En la madrugada del 28 de octubre de 2007, una escena espeluznante sacudió al hotel Catalinas Park, en pleno centro de Tucumán.
Pablo Amín fue encontrado desnudo, golpeando brutalmente a su esposa, María Marta Arias, a quien le había arrancado los ojos. Al ser detenido, exclamó: “No soy yo, esto es obra del demonio” y aseguró estar en “estado de emoción violenta”.
Amín, entonces de 24 años, fue condenado a prisión perpetua en 2009 por homicidio con ensañamiento.
El crimen fue tan cruel como inexplicable: arrastró el cuerpo de su esposa escaleras abajo y justificó su accionar con frases delirantes ante la Justicia.
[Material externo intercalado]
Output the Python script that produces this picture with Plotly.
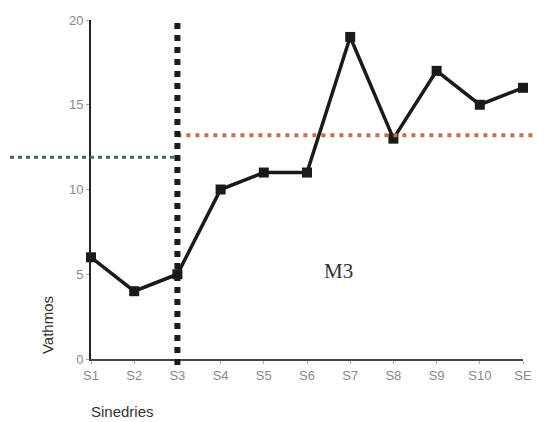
import plotly.graph_objects as go

categories = ["S1", "S2", "S3", "S4", "S5", "S6", "S7", "S8", "S9", "S10", "SE"]
values = [6, 4, 5, 10, 11, 11, 19, 13, 17, 15, 16]
y_ticks = [0, 5, 10, 15, 20]
green_level = 11.9
orange_level = 13.2
split_index = 2  # S3

x_idx = list(range(len(categories)))
n_max = len(categories) - 1
split_paper = split_index / n_max

fig = go.Figure()
fig.add_trace(go.Scatter(
    x=x_idx, y=values, mode="lines+markers",
    line=dict(color="#1a1a1a", width=3.5),
    marker=dict(symbol="square", size=10, color="#1a1a1a"),
    cliponaxis=False, showlegend=False,
))

fig.add_shape(type="line", xref="paper", yref="y",
              x0=-0.1875, x1=split_paper, y0=green_level, y1=green_level,
              line=dict(color="#4b6b52", width=3, dash="4px,4px"))
fig.add_shape(type="line", xref="paper", yref="y",
              x0=split_paper, x1=1.05, y0=orange_level, y1=orange_level,
              line=dict(color="#c4724c", width=4, dash="4px,5px"))
fig.add_shape(type="line", xref="paper", yref="paper",
              x0=split_paper, x1=split_paper, y0=-0.018, y1=1.0,
              line=dict(color="#1a1a1a", width=6, dash="6px,6px"))

fig.add_annotation(text="M3", x=0.572, y=0.26, xref="paper", yref="paper",
                   xanchor="center", yanchor="middle", showarrow=False,
                   font=dict(family="Liberation Serif", size=21, color="#333333"))
fig.add_annotation(text="Vathmos", x=-0.102, y=0.1, xref="paper", yref="paper",
                   textangle=-90, showarrow=False, xanchor="center", yanchor="middle",
                   font=dict(family="Liberation Sans", size=15, color="#333333"))
fig.add_annotation(text="Sinedries", x=0.074, y=-0.156, xref="paper", yref="paper",
                   showarrow=False, xanchor="center", yanchor="middle",
                   font=dict(family="Liberation Sans", size=15, color="#333333"))

fig.update_xaxes(range=[0, n_max], tickmode="array", tickvals=x_idx, ticktext=categories,
                 showgrid=False, zeroline=False, showline=True, linecolor="#444444", linewidth=2,
                 ticks="outside", ticklen=3, tickcolor="#aaaaaa", automargin=False,
                 tickfont=dict(family="Liberation Sans", size=13, color="#8a8a8a"))
fig.update_yaxes(range=[0, 20], tickvals=y_ticks, showgrid=False, zeroline=False,
                 showline=True, linecolor="#222222", linewidth=2, automargin=False,
                 ticks="outside", ticklen=3, tickcolor="#aaaaaa",
                 tickfont=dict(family="Liberation Sans", size=13, color="#8a8a8a"))

fig.update_layout(width=545, height=422, margin=dict(l=83, r=30, t=12, b=71),
                  plot_bgcolor="white", paper_bgcolor="white")
fig.write_html("out.html")
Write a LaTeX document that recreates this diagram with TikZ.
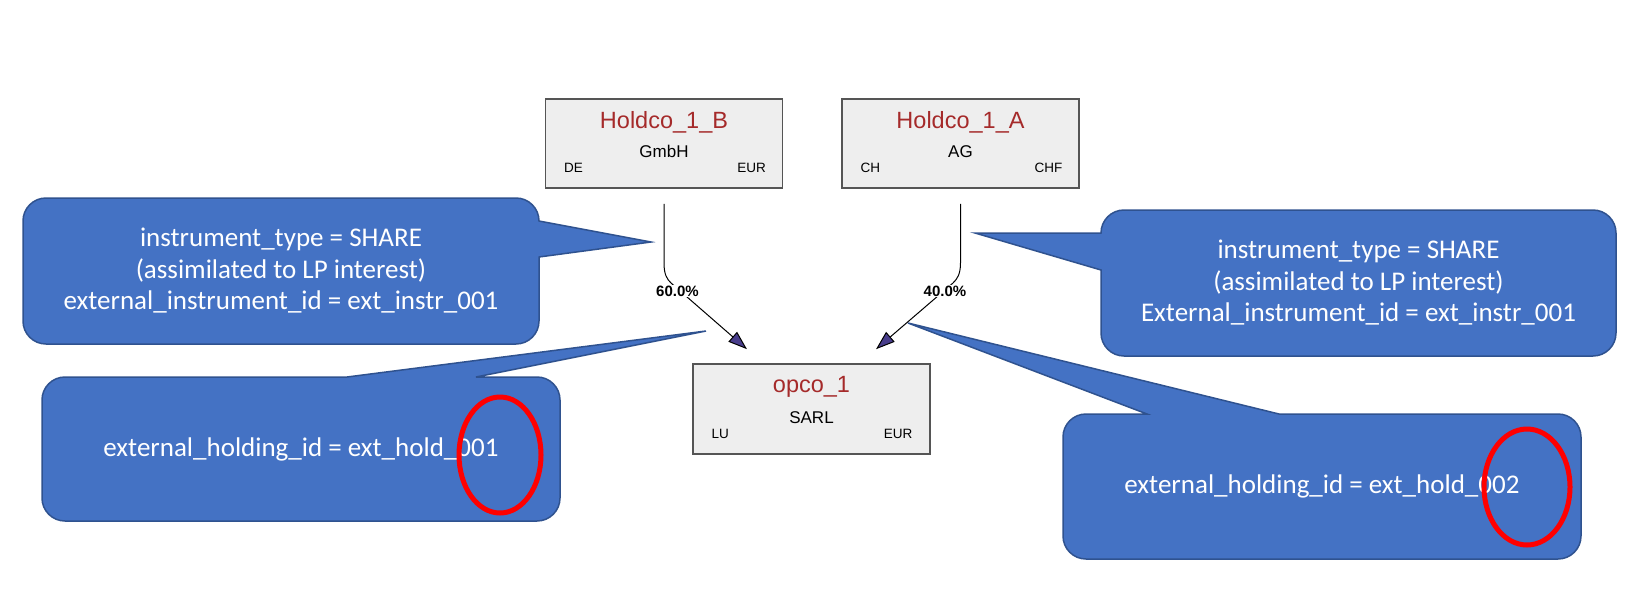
\documentclass[tikz,border=0pt]{standalone}
\usepackage{fontspec}
\setmainfont{Liberation Sans}
\newfontfamily\calloutfont{Carlito}
\usetikzlibrary{calc,arrows.meta}
\definecolor{boxgray}{HTML}{EEEEEE}
\definecolor{boxedge}{HTML}{555555}
\definecolor{namered}{HTML}{A52A2A}
\definecolor{tipblue}{HTML}{483D8B}
\definecolor{calloutblue}{HTML}{4472C4}
\definecolor{calloutedge}{HTML}{2F528F}

\begin{document}
\begin{tikzpicture}[x=1pt,y=-1pt,
    entity/.style={draw=boxedge,fill=boxgray,line width=1.6pt,
        minimum width=237pt,minimum height=89pt,inner sep=0pt},
    ename/.style={anchor=base,text=namered,font=\fontsize{23.5}{28}\selectfont},
    etype/.style={anchor=base,font=\fontsize{17}{20}\selectfont},
    ecorner/.style={font=\fontsize{13.5}{16}\selectfont},
    pct/.style={fill=white,inner sep=1pt,font=\bfseries\fontsize{15}{18}\selectfont},
    link/.style={draw=black,line width=1pt,
        -{Triangle[length=19pt,width=13pt,fill=tipblue]}},
    callout/.style={fill=calloutblue,draw=calloutedge,line width=1.5pt},
    calltext/.style={text=white,align=center,
        font=\calloutfont\fontsize{27}{31.5}\selectfont},
    ring/.style={draw=red,line width=5pt}]
    \useasboundingbox (0,0) rectangle (1650,598);

    % entities
    \node[entity] (hB) at (664,143.5) {};
    \node[entity] (hA) at (960.5,143.5) {};
    \node[entity,minimum height=90pt] (op) at (811.5,409) {};

    \node[ename] (hBname) at ($(hB.north)+(0,30)$) {Holdco\_1\_B};
    \node[etype] (hBtype) at ($(hB.north)+(0,59)$) {GmbH};
    \node[ecorner,anchor=base west] (hBland) at ($(hB.north west)+(16,74)$) {DE};
    \node[ecorner,anchor=base east] (hBcur) at ($(hB.north east)+(-14,74)$) {EUR};

    \node[ename] (hAname) at ($(hA.north)+(0,30)$) {Holdco\_1\_A};
    \node[etype] (hAtype) at ($(hA.north)+(0,59)$) {AG};
    \node[ecorner,anchor=base west] (hAland) at ($(hA.north west)+(16,74)$) {CH};
    \node[ecorner,anchor=base east] (hAcur) at ($(hA.north east)+(-14,74)$) {CHF};

    \node[ename] (opname) at ($(op.north)+(0,29)$) {opco\_1};
    \node[etype] (optype) at ($(op.north)+(0,60)$) {SARL};
    \node[ecorner,anchor=base west] (opland) at ($(op.north west)+(16,75)$) {LU};
    \node[ecorner,anchor=base east] (opcur) at ($(op.north east)+(-15,75)$) {EUR};

    % holdings
    \coordinate (bTop) at ($(hB.south)+(0,15)$);
    \coordinate (aTop) at ($(hA.south)+(0,15)$);
    \coordinate (bTip) at ($(op.north)+(-64.5,-14)$);
    \coordinate (aTip) at ($(op.north)+(64.5,-14)$);

    \draw[link] (bTop) -- ++(0,59) .. controls ++(0,12) and (667,279) .. (671,283) -- (bTip);
    \draw[link] (aTop) -- ++(0,59) .. controls ++(0,12) and (957,279) .. (953,283) -- (aTip);
    \node[pct] (bPct) at (677.5,291) {60.0\%};
    \node[pct] (aPct) at (945,291) {40.0\%};

    % callouts
    \draw[callout] (46,198) -- (516,198) arc[start angle=270,end angle=360,radius=23]
        -- (651,242) -- (539,257) -- (539,321) arc[start angle=0,end angle=90,radius=23]
        -- (46,344) arc[start angle=90,end angle=180,radius=23]
        -- (23,221) arc[start angle=180,end angle=270,radius=23] -- cycle;
    \draw[callout] (1124,210) -- (1593,210) arc[start angle=270,end angle=360,radius=23]
        -- (1616,333) arc[start angle=0,end angle=90,radius=23]
        -- (1124,356) arc[start angle=90,end angle=180,radius=23]
        -- (1101,270) -- (975,233) -- (1101,233)
        arc[start angle=180,end angle=270,radius=23] -- cycle;
    \draw[callout] (65,377) -- (347,377) -- (706,331) -- (476,377) -- (537,377)
        arc[start angle=270,end angle=360,radius=23]
        -- (560,498) arc[start angle=0,end angle=90,radius=23]
        -- (65,521) arc[start angle=90,end angle=180,radius=23]
        -- (42,400) arc[start angle=180,end angle=270,radius=23] -- cycle;
    \draw[callout] (1086,414) -- (1147,414) -- (908,323) -- (1279,414) -- (1558,414)
        arc[start angle=270,end angle=360,radius=23]
        -- (1581,536) arc[start angle=0,end angle=90,radius=23]
        -- (1086,559) arc[start angle=90,end angle=180,radius=23]
        -- (1063,437) arc[start angle=180,end angle=270,radius=23] -- cycle;

    \node[calltext] (instrB) at (281,271) {instrument\_type = SHARE\\(assimilated to LP interest)\\external\_instrument\_id = ext\_instr\_001};
    \node[calltext] (instrA) at (1358.5,283) {instrument\_type = SHARE\\(assimilated to LP interest)\\External\_instrument\_id = ext\_instr\_001};
    \node[calltext] (holdB) at (301,449) {external\_holding\_id = ext\_hold\_001};
    \node[calltext] (holdA) at (1322,486.5) {external\_holding\_id = ext\_hold\_002};

    % marks
    \draw[ring] (500,455) ellipse [x radius=41,y radius=58];
    \draw[ring] (1527,487) ellipse [x radius=43,y radius=58];
\end{tikzpicture}
\end{document}
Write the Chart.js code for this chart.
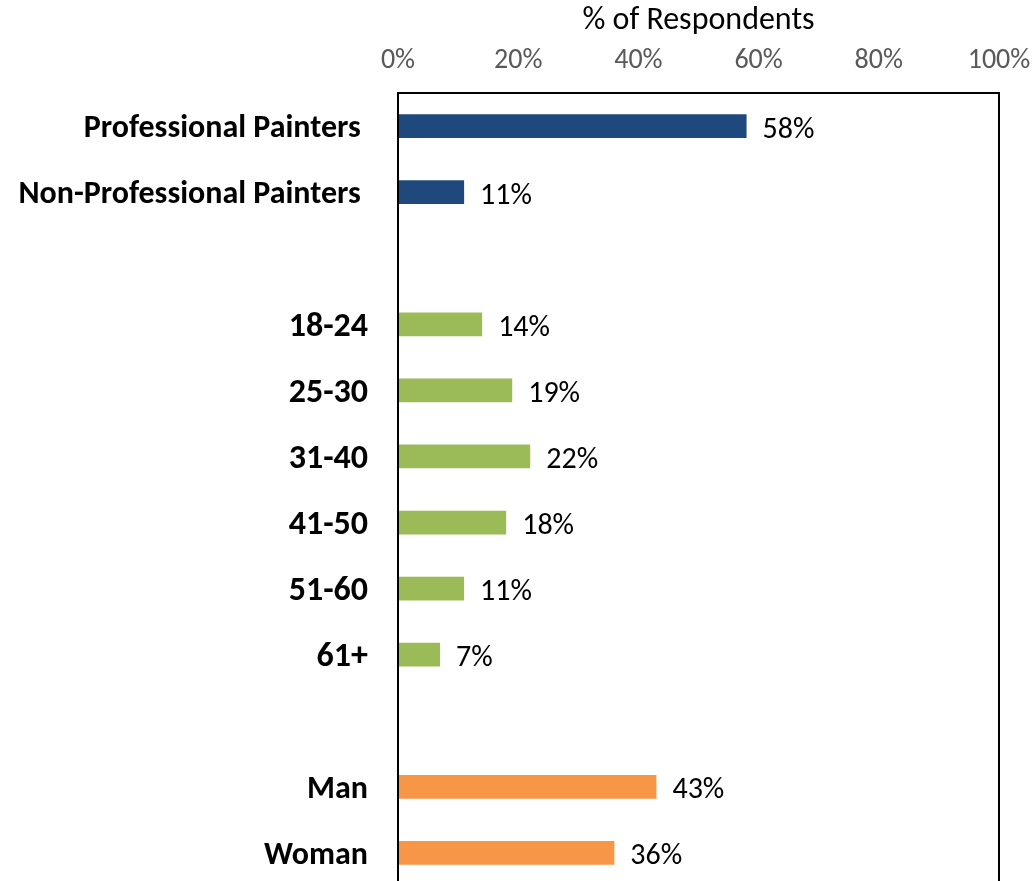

Durante el juicio, afirmó ser dueño del Bayern Múnich y hasta amenazó con “sacar los ojos” al secretario del tribunal.
Hoy, tras cumplir parte de su condena en la cárcel de Villa Urquiza, Amín accede a salidas transitorias controladas y podría obtener el régimen de semilibertad.
La defensa argumenta que está estabilizado, cursa Derecho y quiere reinsertarse laboralmente. “Pablo no va a volver a matar”, aseguró su abogada, Ruth Mayer.
La familia de la víctima, sin embargo, se opone firmemente. Su abogado, Mario Leiva Haro, sostiene que Amín nunca asumió el crimen, abandonó su tratamiento psiquiátrico y representa un riesgo.
El debate por su reinserción vuelve a poner en foco la tensión entre el cumplimiento legal de penas y la memoria de crímenes atroces que marcaron a la sociedad.